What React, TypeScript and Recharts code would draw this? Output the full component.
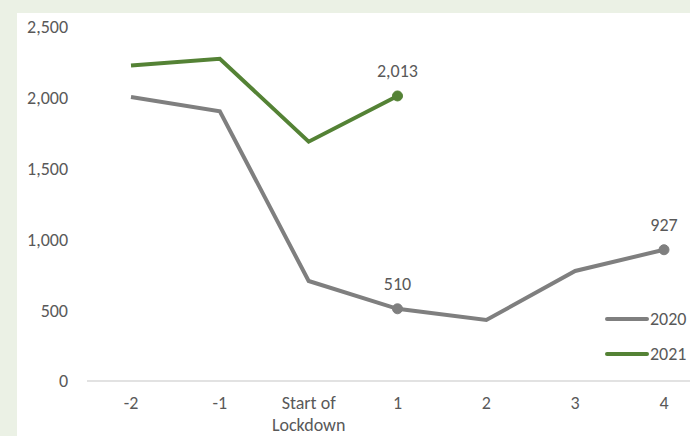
import { LineChart, Line, XAxis, YAxis, LabelList } from "recharts"

const categories = ["-2", "-1", "Start of\nLockdown", "1", "2", "3", "4"]
const series2020 = [2005, 1905, 706, 510, 431, 777, 927]
const series2021: (number | null)[] = [2228, 2276, 1690, 2013, null, null, null]
const labeledIndex2020 = [3, 6]
const labeledIndex2021 = [3]
const yTicks = [0, 500, 1000, 1500, 2000, 2500]

const data = categories.map((c, i) => ({
  cat: c,
  y2020: series2020[i],
  y2021: series2021[i],
}))

const FONT = "Carlito, 'Open Sans', sans-serif"
const FS = 18
const TEXT = "#595959"
const GRAY = "#7f7f7f"
const GREEN = "#548235"

const fmt = (v: number) => v.toLocaleString("en-US")

function CatTick({ x, y, payload }: any) {
  const lines = String(payload.value).split("\n")
  return (
    <text x={x} y={y} textAnchor="middle" fill={TEXT} fontSize={FS} fontFamily={FONT}>
      {lines.map((l, i) => (
        <tspan key={i} x={x} dy={i === 0 ? 20 : 22}>
          {l}
        </tspan>
      ))}
    </text>
  )
}

function makeDot(color: string, idx: number[]) {
  return (props: any) => {
    const { cx, cy, index } = props
    if (!idx.includes(index) || cy == null) return <g key={index} />
    return <circle key={index} cx={cx} cy={cy} r={5} fill={color} stroke={color} />
  }
}

function makeLabel(idx: number[]) {
  return (props: any) => {
    const { x, y, value, index } = props
    if (!idx.includes(index) || value == null) return null
    return (
      <text x={x} y={y - 19} textAnchor="middle" fill={TEXT} fontSize={FS} fontFamily={FONT}>
        {fmt(value)}
      </text>
    )
  }
}

function LegendBox() {
  const items = [
    { name: "2020", color: GRAY },
    { name: "2021", color: GREEN },
  ]
  return (
    <div style={{ position: "absolute", left: 605, top: 301, fontFamily: FONT, fontSize: FS, color: TEXT }}>
      {items.map((it) => (
        <div key={it.name} style={{ display: "flex", alignItems: "center", height: 35 }}>
          <div style={{ width: 44, height: 4, borderRadius: 2, background: it.color }} />
          <span style={{ marginLeft: 1 }}>{it.name}</span>
        </div>
      ))}
    </div>
  )
}

export default function App() {
  return (
    <div
      style={{
        position: "absolute",
        left: 0,
        top: 0,
        width: 690,
        height: 436,
        overflow: "hidden",
        background: "#ebf1e5",
      }}
    >
      <div style={{ position: "absolute", left: 17, top: 13, right: 0, bottom: 0, background: "#fff" }} />
      <div style={{ position: "absolute", left: 0, top: 0 }}>
        <LineChart width={720} height={436} data={data} margin={{ top: 27, right: 12, bottom: 0, left: 0 }}>
          <XAxis
            dataKey="cat"
            height={55}
            axisLine={{ stroke: "#d9d9d9", strokeWidth: 1.5 }}
            tickLine={false}
            tick={<CatTick />}
            interval={0}
            padding={{ left: 44, right: 44 }}
          />
          <YAxis
            width={87}
            domain={[0, 2500]}
            ticks={yTicks}
            axisLine={false}
            tickLine={false}
            tickSize={0}
            tickMargin={19}
            tickFormatter={fmt}
            tick={{ fill: TEXT, fontSize: FS, fontFamily: FONT }}
          />
          <Line
            dataKey="y2020"
            stroke={GRAY}
            strokeWidth={4}
            dot={makeDot(GRAY, labeledIndex2020)}
            activeDot={false}
            isAnimationActive={false}
          >
            <LabelList dataKey="y2020" content={makeLabel(labeledIndex2020)} />
          </Line>
          <Line
            dataKey="y2021"
            stroke={GREEN}
            strokeWidth={4}
            dot={makeDot(GREEN, labeledIndex2021)}
            activeDot={false}
            connectNulls={false}
            isAnimationActive={false}
          >
            <LabelList dataKey="y2021" content={makeLabel(labeledIndex2021)} />
          </Line>
        </LineChart>
      </div>
      <LegendBox />
    </div>
  )
}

» **Work required**:
Pictures stay out. Repeat only the lines from the beginning of the data through the line that has "const yTicks = [0, 500, 1000, 1500, 2000, 2500]".

» **Exercise response**:
What React, TypeScript and Recharts code would draw this? Output the full component.
import { LineChart, Line, XAxis, YAxis, LabelList } from "recharts"

const categories = ["-2", "-1", "Start of\nLockdown", "1", "2", "3", "4"]
const series2020 = [2005, 1905, 706, 510, 431, 777, 927]
const series2021: (number | null)[] = [2228, 2276, 1690, 2013, null, null, null]
const labeledIndex2020 = [3, 6]
const labeledIndex2021 = [3]
const yTicks = [0, 500, 1000, 1500, 2000, 2500]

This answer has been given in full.